The most outstanding difference between here and the US is the personality of people. The citizens in Australia are just all around friendlier and most respectable."
Ryan Cass added:
"As soon as we landed in Sydney it was quite apparent how pleasant the Australians were to interact with. When compared to Americans in general I feel that most people here are much happier and more interested in interacting with one and other. We had a great time at the Carlton Brewery and the business tours were very informative. It’s been great getting closer with everyone on this trip and I am extremely excited for the remainder of this trip!"
Quintana Hart said:
"In Melbourne straight out of the airport we caught two buses that would take us to the Adina Apartment Hotel. On the way into the city it was an amazing sight. If you have ever been to NYC some of the buildings they are just ugly and not fun to look at. But here they have these aesthetically pleasing buildings. Each is different and if your in a part of the city where there are many of them it’s just a great view."
Kyler Johnson observed:
"Upon our arrival in Sydney, it was apparent rather quickly that the Australians tend to be a very kind and helpful group of people. Every local that we encountered in the airport was very helpful, and they were all very friendly. Other travelers did seem to be in a rush just like in the U.S., however the level of rudeness seemed to be noticeably lower than what we would encounter in a major U.S. airport.

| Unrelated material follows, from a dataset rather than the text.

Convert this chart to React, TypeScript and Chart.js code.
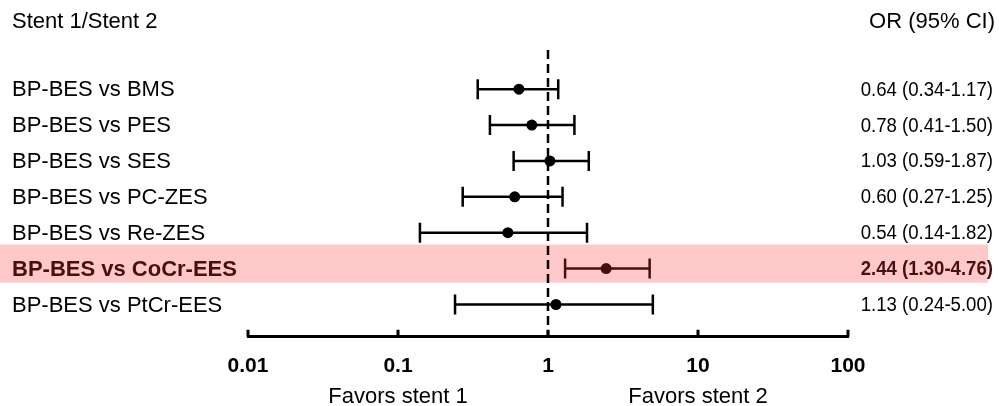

I also noticed a couple of other small cultural differences in the first day or so in Melbourne. First, the public transportation system was very clean. Some cities in the U.S. have great public transportation as well, however some of the larger cities do have dirtier systems.
When paying a bill with a credit card, nearly every merchant has tried to “tap” our cards rather than insert the chips so there is clearly a difference in technology there.
Finally, restaurants are very hesitant to split checks among a table for some reason. In general, I have a very positive first impression of Melbourne and Australia as a whole."
Josh Krog adds:
"After getting to the hotel, we had a few hours to explore before going on a brewery tour. This gave us plenty of time to see what there was around our apartment. It turned out that it there were little restaurants every few feet and each one smelled amazing in its own way. So we decided to get a quick lunch of a small pizza from a pizzeria just down the road.
Thankfully the Carlton Brewery tour was not too late, or else I would have fallen asleep long before we started. Getting to see the behind the scenes of making beer was extremely interesting and a good way to start the trip since beer is something that is very often associated with Australia. Our guide was great and she did a good job explaining each step of the process but near the end I was falling asleep where I stood from exhaustion. The food and bear sampling were both fantastic and woke me up long enough to get back to my bed before I passed out... ...Overall my first impression is that I can look forward to another great time in this country."
From Alex Lotko:
"When we finally got to Australia we immediately stuck out. We were all walking on the wrong side congesting the whole airport . Even after being here a few days we keep noticing we slip up as we start to walk against the foot traffic."
"Jet lag is definitely a thing. We all thought we were wide awake and ready for the brewery tour and suddenly we were all dizzy and ready to pass out. The beer was definitely good, but all of us were half asleep so we couldn’t fully appreciate it. Our first few days have been interesting converting times back and forth between US and Australian. As a result we somehow are constantly feeling like we are in two different states of time one minute to the next."
And lastly, Rebecca Nathanson summed up with:
"When we finally left the airport after traveling for days, the first thing I noticed was the difference in the culture. People were driving and walking on the other side of the road from what I was used to. They had an interesting accent and dressed in an unique way that seems to be a flashback of the 80's. The first thing I noticed on the bus to the hotel was a big ferris wheel, which I thought was pretty cool. I was shocked by the large number of public transports and felt that I was back in a city. The city feeling made me feel comfortable and at home in an unknown place."